Interest in salary transparency isn’t new, but the motivation for it is evolving.
In Norway, it has been possible to find out what anyone in the country earns with the click of a mouse since 2001, when the government put everyone’s salary and tax details online. The aim of that was to increase people’s trust in the tax and social-security system, since Norwegians pay such high income tax.
Switzerland is now home to a salary-transparency campaign with a different goal. Spearheaded by a group of Swiss trade unions, the Zeig Deinen Lohn (“Show your income”) campaign is trying to make a dent in the country’s traditional reticence around mentioning salaries by urging people to publicly share what they make online.
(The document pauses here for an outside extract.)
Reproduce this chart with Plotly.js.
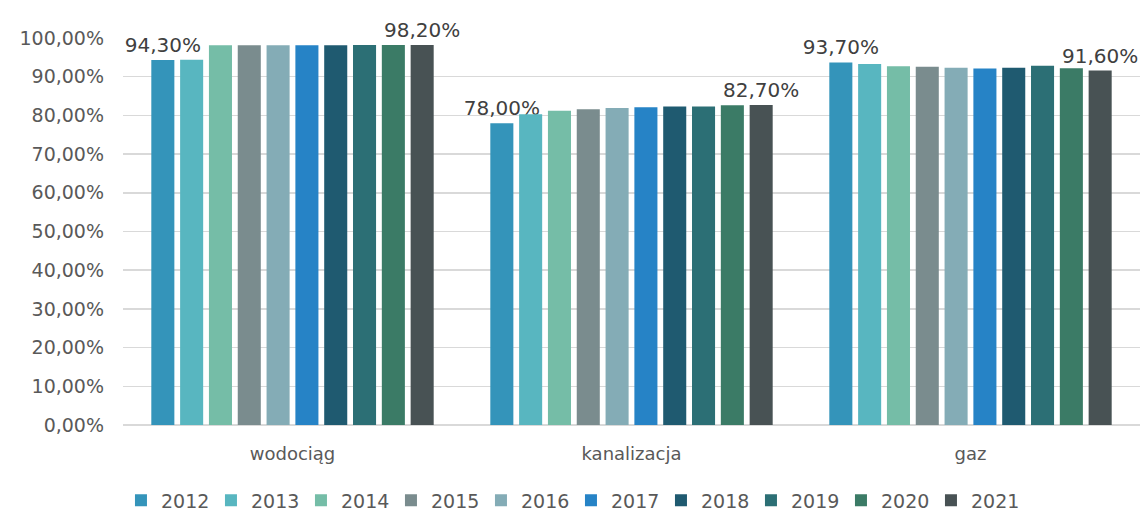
<!DOCTYPE html>
<html><head><meta charset="utf-8">
<script src="https://cdn.plot.ly/plotly-3.0.1.min.js"></script>
<style>html,body{margin:0;padding:0;background:#fff}#c{width:1147px;height:513px}</style>
</head><body><div id="c"></div>
<script>
var categories = ['wodociąg', 'kanalizacja', 'gaz'];
var years = ['2012','2013','2014','2015','2016','2017','2018','2019','2020','2021'];
var v2012 = [94.3, 78.0, 93.7];
var v2013 = [94.4, 80.3, 93.3];
var v2014 = [98.1, 81.2, 92.7];
var v2015 = [98.1, 81.6, 92.6];
var v2016 = [98.1, 81.9, 92.3];
var v2017 = [98.1, 82.1, 92.1];
var v2018 = [98.1, 82.3, 92.3];
var v2019 = [98.2, 82.3, 92.8];
var v2020 = [98.2, 82.6, 92.2];
var v2021 = [98.2, 82.7, 91.6];
var seriesValues = [v2012, v2013, v2014, v2015, v2016, v2017, v2018, v2019, v2020, v2021];
var colors = ['#3494BA','#58B6C0','#75BDA7','#7A8C8E','#84ACB6','#2683C6','#1F5A70','#2C6F75','#3B7B66','#485254'];
var yTickVals = [0,10,20,30,40,50,60,70,80,90,100];
var yTickText = ['0,00%','10,00%','20,00%','30,00%','40,00%','50,00%','60,00%','70,00%','80,00%','90,00%','100,00%'];
var labeledSeries = [0, 9];

function fmt(v){ return v.toFixed(2).replace('.', ',') + '%'; }

var font = 'DejaVu Sans, sans-serif';
var txtColor = '#595959';
var traces = years.map(function(y, i){
  var show = labeledSeries.indexOf(i) >= 0;
  return {
    type: 'bar', name: y, x: categories, y: seriesValues[i],
    marker: {color: colors[i]},
    text: show ? seriesValues[i].map(fmt) : seriesValues[i].map(function(){return '';}),
    textposition: show ? 'outside' : 'none',
    textfont: {family: font, size: 20, color: '#404040'},
    cliponaxis: false, constraintext: 'none',
    hoverinfo: 'x+y'
  };
});

var layout = {
  width: 1147, height: 513,
  margin: {l: 123, r: 7, t: 38, b: 88, autoexpand: false},
  paper_bgcolor: '#fff', plot_bgcolor: '#fff',
  barmode: 'group', bargap: 0.15, bargroupgap: 0.2,
  font: {family: font, color: txtColor},
  xaxis: {type: 'category', showgrid: false, showline: false, ticks: '', automargin: false,
    tickfont: {family: font, size: 18, color: txtColor}, ticklabelstandoff: 16},
  yaxis: {range: [0, 100], tickvals: yTickVals, ticktext: yTickText, automargin: false,
    showgrid: true, gridcolor: '#D9D9D9', gridwidth: 1.5, zeroline: true, zerolinecolor: '#D9D9D9', zerolinewidth: 1.5,
    showline: false, tickfont: {family: font, size: 19, color: txtColor}, ticks: '', ticklabelstandoff: 18},
  legend: {orientation: 'h', x: -0.002, xanchor: 'left', y: -0.195, yanchor: 'middle',
    font: {family: font, size: 19, color: txtColor}, itemwidth: 30, traceorder: 'normal',
    entrywidth: 45, entrywidthmode: 'pixels'},
  showlegend: true
};
Plotly.newPlot('c', traces, layout, {displayModeBar: false, staticPlot: true});
</script>
</body></html>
Beyond breaking the taboo around discussing earnings, the organizers want to push employers to tackle wage discrimination.
Already, more than 350 young people have taken to the site to upload a picture and divulge their salaries.
“The idea is to lay things bare and create a new culture of conversation about wages,” Isabelle Lüthi, from Unia trade union, told Swiss news site 20 Minuten (link in German). Trade unions say that women in Switzerland earn around 20% less than men for the same jobs. “Wage discrimination does not only affect women,” Lüthi added. “Often non-Swiss or part-time workers are also affected.”
In Switzerland, a country famous around the globe for its history of financial secrecy, friends and even spouses tend not to talk about what they are getting paid. But “if you don’t know what someone you’re working with is earning, it’s easier for a boss to pay unequal salaries,” Unia’s Nicole Niedermueller told Euronews.
Switzerland could take a leaf out of a neighbor’s book. Germany introduced a Wage Transparency Act in January that allows employees to find out what their co-workers earn—but only median salaries for a particular role; they can’t find out what an individual is making, nor anything about bonuses or other extras. Also, the law only applies to companies with more than 200 employees. Still, it’s a start.